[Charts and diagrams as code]
## Start

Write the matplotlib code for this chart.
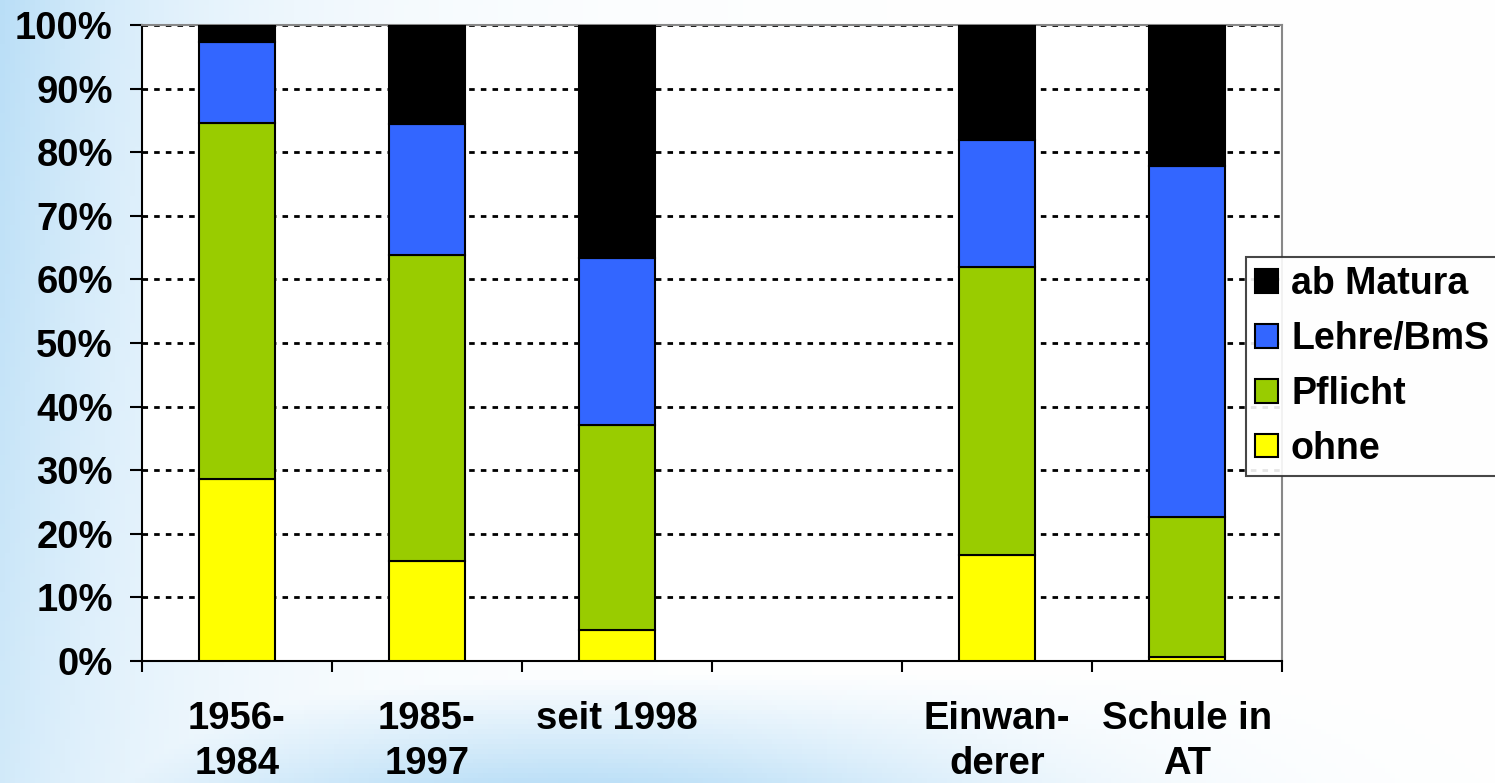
import numpy as np
import matplotlib
matplotlib.use('Agg')
import matplotlib.pyplot as plt
from matplotlib.ticker import FixedLocator, PercentFormatter

# categories (one empty slot between "seit 1998" and "Einwanderer")
categories = ['1956-\n1984', '1985-\n1997', 'seit 1998', '', 'Einwan-\nderer', 'Schule in\nAT']

# shares in percent, bottom to top
ohne = [28.6, 15.7, 4.9, 0, 16.7, 0.6]
pflicht = [56.0, 48.1, 32.2, 0, 45.2, 22.0]
lehre = [12.7, 20.6, 26.3, 0, 20.0, 55.2]
matura = [2.7, 15.6, 36.6, 0, 18.1, 22.2]

series_names = ['ohne', 'Pflicht', 'Lehre/BmS', 'ab Matura']
series_colors = ['#FFFF00', '#99CC00', '#3366FF', '#000000']

plt.rcParams['font.family'] = ['Liberation Sans', 'DejaVu Sans']
plt.rcParams['font.weight'] = 'bold'

W, H = 1495, 783
fig = plt.figure(figsize=(W / 100, H / 100), dpi=100)

# slide background: light blue on the left and along the bottom
bg = fig.add_axes([0, 0, 1, 1])
gx, gy = np.meshgrid(np.linspace(0, 1, 300), np.linspace(0, 1, 160))
s_left = 0.8 * np.exp(-gx / 0.14) * (0.65 + 0.35 * (1 - gy))
s_bottom = np.clip((gy - 0.86) / 0.14, 0, 1) * np.exp(-((gx - 0.38) / 0.3) ** 2) * 0.75
s = np.clip(np.maximum(s_left, s_bottom), 0, 1)[..., None]
blue = np.array([0.66, 0.84, 0.96])
img = (1 - s) * np.ones(3) + s * blue
bg.imshow(img, aspect='auto', extent=[0, 1, 0, 1], origin='upper')
bg.axis('off')

ax = fig.add_axes([142 / W, (H - 661) / H, 1140 / W, 636 / H])
ax.set_facecolor('white')

x = np.arange(len(categories))
has_data = (np.array(ohne) + np.array(pflicht) + np.array(lehre) + np.array(matura)) > 0
bottom = np.zeros(len(categories))
handles = []
for vals, name, col in zip([ohne, pflicht, lehre, matura], series_names, series_colors):
    vals = np.array(vals)
    b = ax.bar(x[has_data], vals[has_data], width=0.4, bottom=bottom[has_data],
               color=col, edgecolor='black', linewidth=1.5, label=name, zorder=3)
    handles.append(b)
    bottom += vals

ax.set_xlim(-0.5, len(categories) - 0.5)
ax.set_ylim(0, 100)

ax.yaxis.set_major_locator(FixedLocator(np.arange(0, 101, 10)))
ax.yaxis.set_major_formatter(PercentFormatter(decimals=0))
ax.tick_params(axis='y', direction='out', length=9, width=1.5, pad=12, labelsize=27.5)
ax.grid(axis='y', color='black', linestyle=(0, (2, 2.2)), linewidth=2.0, zorder=1)

ax.set_xticks(x)
ax.set_xticklabels(categories, linespacing=1.3)
ax.tick_params(axis='x', length=0, pad=29, labelsize=27.5)
ax.set_xticks(np.arange(-0.5, len(categories)), minor=True)
ax.tick_params(axis='x', which='minor', direction='out', length=8, width=1.5)

for side in ['left', 'bottom']:
    ax.spines[side].set_color('black')
    ax.spines[side].set_linewidth(1.5)
for side in ['top', 'right']:
    ax.spines[side].set_color('#888888')
    ax.spines[side].set_linewidth(1.5)

leg = fig.legend(handles[::-1], series_names[::-1], loc='upper left',
                 bbox_to_anchor=(1246 / W, 1 - 257 / H), fontsize=27,
                 frameon=True, fancybox=False, edgecolor='#333333',
                 handlelength=0.6, handleheight=0.6, handletextpad=0.35,
                 labelspacing=0.5, borderpad=0.25, borderaxespad=0)
leg.get_frame().set_linewidth(1.5)
leg.get_frame().set_facecolor('white')
leg.get_frame().set_alpha(0.9)

fig.savefig('out.png', dpi=100)
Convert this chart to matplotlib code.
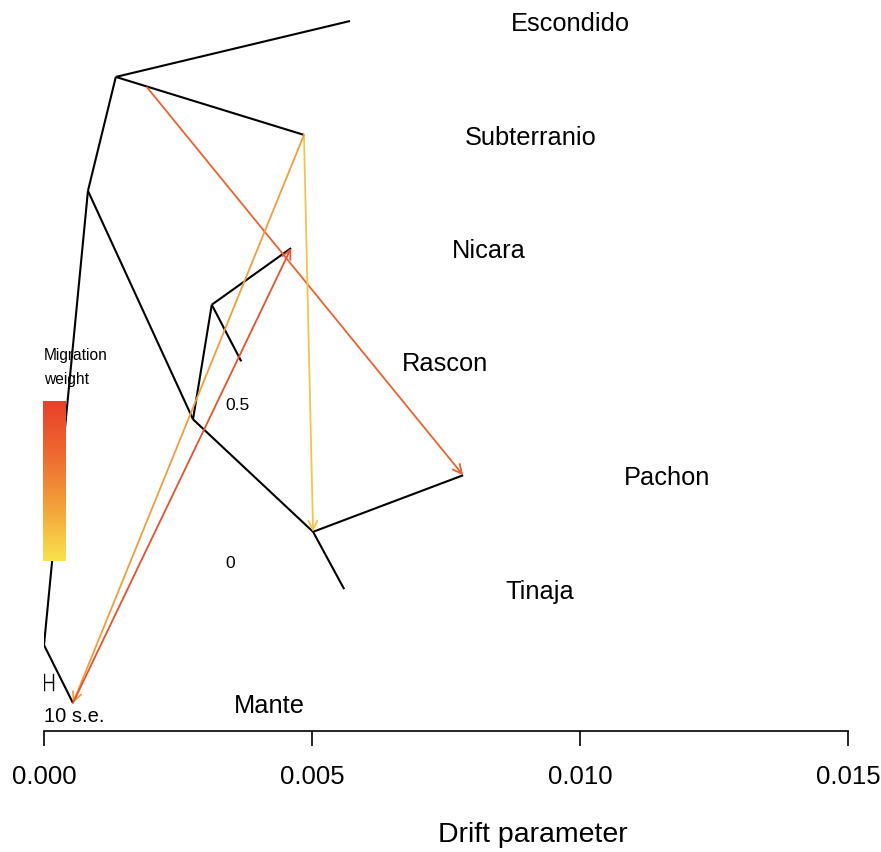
import numpy as np
import matplotlib
matplotlib.use("Agg")
import matplotlib.pyplot as plt
from matplotlib.colors import LinearSegmentedColormap

plt.rcParams['font.family'] = ['Liberation Sans', 'DejaVu Sans']

# tree nodes: drift (x) and vertical position (y, 0 = bottom leaf, 1 = top leaf)
nodes = {
    'root': (0.00000, 0.085),
    'A': (0.00082, 0.751),
    'B': (0.00134, 0.918),
    'C': (0.00278, 0.416),
    'D': (0.00313, 0.584),
    'E': (0.00502, 0.251),
    'Escondido': (0.00571, 1.000),
    'Subterranio': (0.00485, 0.833),
    'Nicara': (0.00461, 0.667),
    'Rascon': (0.00368, 0.501),
    'Pachon': (0.00782, 0.334),
    'Tinaja': (0.00560, 0.167),
    'Mante': (0.00054, 0.000),
    'mig1': (0.00192, 0.903),
}
edges = [('root', 'A'), ('root', 'Mante'), ('A', 'B'), ('A', 'C'),
         ('B', 'Escondido'), ('B', 'Subterranio'), ('C', 'D'), ('C', 'E'),
         ('D', 'Nicara'), ('D', 'Rascon'), ('E', 'Pachon'), ('E', 'Tinaja')]
leaves = ['Escondido', 'Subterranio', 'Nicara', 'Rascon', 'Pachon', 'Tinaja', 'Mante']

# migration edges (from, to, weight)
mig_from = ['mig1', 'Subterranio', 'Subterranio', 'Mante']
mig_to = ['Pachon', 'E', 'Mante', 'Nicara']
mig_weight = [0.37, 0.08, 0.18, 0.43]

se = 1.7e-5
xticks = [0.000, 0.005, 0.010, 0.015]

cmap = LinearSegmentedColormap.from_list(
    'mig', ['#F9E34C', '#F3A23A', '#EE6A30', '#E8402A'])

W, H = 881, 853
fig = plt.figure(figsize=(W / 100, H / 100), dpi=100)
ax = fig.add_axes([44 / W, (H - 732) / H, 804 / W, 732 / H])
ax.set_xlim(0, 0.015)
ax.set_ylim(-28 / 682, 704 / 682)
dy = 2 / 682  # small downward nudge for text

for a, b in edges:
    (x0, y0), (x1, y1) = nodes[a], nodes[b]
    ax.plot([x0, x1], [y0, y1], color='black', lw=1.5, solid_capstyle='butt')

for name in leaves:
    x, y = nodes[name]
    ax.text(x + 0.003, y - dy, name, fontsize=18.3, va='center', ha='left')

for a, b, w in zip(mig_from, mig_to, mig_weight):
    ax.annotate('', xy=nodes[b], xytext=nodes[a],
                arrowprops=dict(arrowstyle='->', color=cmap(w / 0.5), lw=1.3,
                                shrinkA=0, shrinkB=0, mutation_scale=16))

# standard error bar
ys = 0.031
ax.plot([0, 0], [ys - 0.012, ys + 0.012], color='black', lw=1)
ax.plot([10 * se, 10 * se], [ys - 0.012, ys + 0.012], color='black', lw=1)
ax.plot([0, 10 * se], [ys, ys], color='black', lw=1)
ax.text(0, -0.016 - dy, '10 s.e.', fontsize=14.5, va='center', ha='left')

for s in ['top', 'left', 'right']:
    ax.spines[s].set_visible(False)
ax.spines['bottom'].set_bounds(0, 0.015)
ax.spines['bottom'].set_linewidth(1.2)
ax.set_yticks([])
ax.set_xticks(xticks)
ax.set_xticklabels(['%.3f' % t for t in xticks])
ax.tick_params(axis='x', direction='out', length=11, width=1.2, pad=13, labelsize=18.5)
ax.set_xlabel('Drift parameter', fontsize=20.5)
ax.xaxis.set_label_coords((533 - 44) / 804, -103 / 732)
ax.xaxis.label.set_va('center')

# migration weight colour key
cax = fig.add_axes([43 / W, (H - 562) / H, 23 / W, 160 / H])
grad = np.linspace(0, 1, 200)[:, None]
cax.imshow(grad, cmap=cmap, aspect='auto', origin='lower')
cax.axis('off')
fig.text(44 / W, 1 - 356 / H, 'Migration', fontsize=11.2, va='center', ha='left')
fig.text(44 / W, 1 - 380 / H, 'weight', fontsize=11.2, va='center', ha='left')
fig.text(237 / W, 1 - 406 / H, '0.5', fontsize=12.5, va='center', ha='center')
fig.text(230 / W, 1 - 564 / H, '0', fontsize=12.5, va='center', ha='center')

fig.savefig('out.png', dpi=100)
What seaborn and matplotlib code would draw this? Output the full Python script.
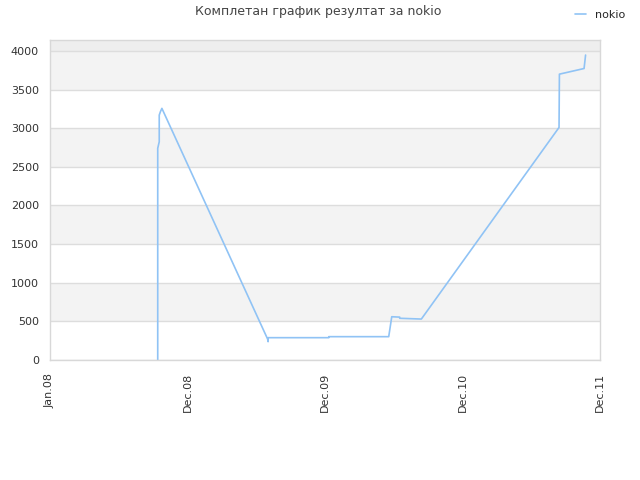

## End

Exactly as they stand, quote the lines beginning with the one that contains "Convert this chart to matplotlib code." and ending with the one that contains "color='black', lw=1.5, solid_capstyle='butt')", with no pictures.

Convert this chart to matplotlib code.
import numpy as np
import matplotlib
matplotlib.use("Agg")
import matplotlib.pyplot as plt
from matplotlib.colors import LinearSegmentedColormap

plt.rcParams['font.family'] = ['Liberation Sans', 'DejaVu Sans']

# tree nodes: drift (x) and vertical position (y, 0 = bottom leaf, 1 = top leaf)
nodes = {
    'root': (0.00000, 0.085),
    'A': (0.00082, 0.751),
    'B': (0.00134, 0.918),
    'C': (0.00278, 0.416),
    'D': (0.00313, 0.584),
    'E': (0.00502, 0.251),
    'Escondido': (0.00571, 1.000),
    'Subterranio': (0.00485, 0.833),
    'Nicara': (0.00461, 0.667),
    'Rascon': (0.00368, 0.501),
    'Pachon': (0.00782, 0.334),
    'Tinaja': (0.00560, 0.167),
    'Mante': (0.00054, 0.000),
    'mig1': (0.00192, 0.903),
}
edges = [('root', 'A'), ('root', 'Mante'), ('A', 'B'), ('A', 'C'),
         ('B', 'Escondido'), ('B', 'Subterranio'), ('C', 'D'), ('C', 'E'),
         ('D', 'Nicara'), ('D', 'Rascon'), ('E', 'Pachon'), ('E', 'Tinaja')]
leaves = ['Escondido', 'Subterranio', 'Nicara', 'Rascon', 'Pachon', 'Tinaja', 'Mante']

# migration edges (from, to, weight)
mig_from = ['mig1', 'Subterranio', 'Subterranio', 'Mante']
mig_to = ['Pachon', 'E', 'Mante', 'Nicara']
mig_weight = [0.37, 0.08, 0.18, 0.43]

se = 1.7e-5
xticks = [0.000, 0.005, 0.010, 0.015]

cmap = LinearSegmentedColormap.from_list(
    'mig', ['#F9E34C', '#F3A23A', '#EE6A30', '#E8402A'])

W, H = 881, 853
fig = plt.figure(figsize=(W / 100, H / 100), dpi=100)
ax = fig.add_axes([44 / W, (H - 732) / H, 804 / W, 732 / H])
ax.set_xlim(0, 0.015)
ax.set_ylim(-28 / 682, 704 / 682)
dy = 2 / 682  # small downward nudge for text

for a, b in edges:
    (x0, y0), (x1, y1) = nodes[a], nodes[b]
    ax.plot([x0, x1], [y0, y1], color='black', lw=1.5, solid_capstyle='butt')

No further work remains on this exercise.